None of these are reasons to avoid AI co-pilots. They’re reasons to build a lightweight governance layer — even a one-page checklist — before scaling usage. The vendor scorecard approach used for media-buying procurement translates well here: score tools on integration, data handling, and output quality before committing budget, not after.
So, Should You Actually Cancel the Agency?
Rarely all at once. The more common pattern among solo marketers we track: keep a strategic partner for quarterly planning and brand positioning — the judgment calls — and bring execution in-house with an AI co-pilot stack. That hybrid model captures most of the cost savings without losing the outside perspective that catches blind spots. eMarketer’s ongoing coverage of marketing org structures backs this up: full in-house AI replacement is still rare even among aggressive early adopters. Partial replacement, with humans retained for strategy and judgment, is the norm.

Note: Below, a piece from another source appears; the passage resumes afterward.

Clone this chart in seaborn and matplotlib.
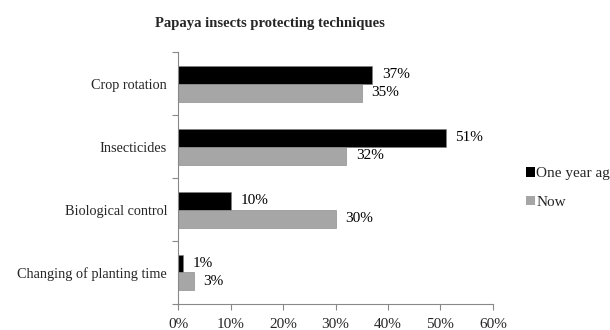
import matplotlib
matplotlib.use("Agg")
import matplotlib.pyplot as plt
from matplotlib.patches import Patch
from matplotlib.ticker import FixedLocator
import seaborn as sns
import pandas as pd

categories = ["Crop rotation", "Insecticides", "Biological control", "Changing of planting time"]
one_year_ago = [37, 51, 10, 1]
now = [35, 32, 30, 3]
series_names = ["One year ago", "Now"]
x_ticks = [0, 10, 20, 30, 40, 50, 60]
x_tick_labels = ["0%", "10%", "20%", "30%", "40%", "50%", "60%"]

df = pd.DataFrame({
    "technique": categories * 2,
    "period": [series_names[0]] * len(categories) + [series_names[1]] * len(categories),
    "share": one_year_ago + now,
})

sns.set_theme(style="white")
plt.rcParams["font.family"] = ["Liberation Serif", "DejaVu Serif"]

colors = {"One year ago": "#000000", "Now": "#a6a6a6"}

fig = plt.figure(figsize=(6.1, 3.3), dpi=100)
ax = fig.add_axes([0.292, 0.079, 0.516, 0.762])

sns.barplot(data=df, y="technique", x="share", hue="period", order=categories,
            hue_order=series_names, palette=colors, orient="h", width=0.57,
            dodge=True, ax=ax, legend=False, edgecolor="#7f7f7f", linewidth=0.4,
            saturation=1)

for container in ax.containers:
    ax.bar_label(container, labels=[f"{v:g}%" for v in container.datavalues],
                 padding=7, fontsize=11, color="#000000")

ax.set_xlim(0, 60)
ax.set_ylim(len(categories) - 0.5, -0.5)
ax.set_xticks(x_ticks)
ax.set_xticklabels(x_tick_labels, fontsize=11)
ax.tick_params(axis="x", length=4, width=0.8, color="#888888", direction="out", pad=6, bottom=True)
ax.tick_params(axis="y", which="major", length=0, labelsize=10.3, pad=8)
ax.yaxis.set_minor_locator(FixedLocator([i - 0.5 for i in range(len(categories) + 1)]))
ax.tick_params(axis="y", which="minor", length=4, width=0.8, color="#888888", left=True)
ax.set_xlabel("")
ax.set_ylabel("")

for side in ["top", "right"]:
    ax.spines[side].set_visible(False)
for side in ["left", "bottom"]:
    ax.spines[side].set_color("#888888")
    ax.spines[side].set_linewidth(0.8)

fig.suptitle("Papaya insects protecting techniques", x=0.442, y=0.93, va="center",
             fontsize=10.5, fontweight="bold")

handles = [Patch(facecolor=colors[s], edgecolor="none") for s in series_names]
fig.legend(handles, series_names, loc="center left", bbox_to_anchor=(0.863, 0.43),
           frameon=False, fontsize=11, handlelength=0.55, handleheight=0.6,
           handletextpad=0.1, labelspacing=1.0, borderaxespad=0, borderpad=0)

fig.savefig("out.png", dpi=100)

Start with one function — content drafting or reporting are the safest entry points — before letting a co-pilot touch strategy or spend decisions. Measure the actual time saved over 60 days, not the vendor’s promised time saved, and only then decide what else to hand over.
Frequently Asked Questions
Can an AI marketing co-pilot fully replace a small agency?
Rarely in full. Most solo marketers use co-pilots to absorb execution hours — content drafting, scheduling, reporting — while keeping a human or outside strategist for judgment calls, brand positioning, and crisis situations AI can’t reliably navigate.
How much does an AI marketing co-pilot stack typically cost compared to an agency retainer?
A functional stack of two to three tools usually runs $200 to $800 monthly, versus $4,000 to $10,000 for a small agency retainer. The gap is real, but factor in your own time spent reviewing and editing AI output.
What’s the biggest risk of relying on AI co-pilots for solo marketing?
Compliance and judgment gaps. AI tools won’t reliably flag FTC disclosure issues, brand safety concerns with creator partnerships, or subtle tone problems that a human strategist would catch immediately.
Which marketing tasks should stay human-led even with a strong AI co-pilot?
Strategic positioning, crisis communications, high-stakes creator vetting, and final compliance review should stay human-led. AI performs best on drafting, repurposing, and first-pass analysis, not final judgment calls.
How do I evaluate whether an AI marketing co-pilot is worth the subscription?
Test brand-voice accuracy with real past content, confirm it integrates with your existing CRM and scheduling tools, and track actual time saved over 60 days rather than trusting vendor demo claims.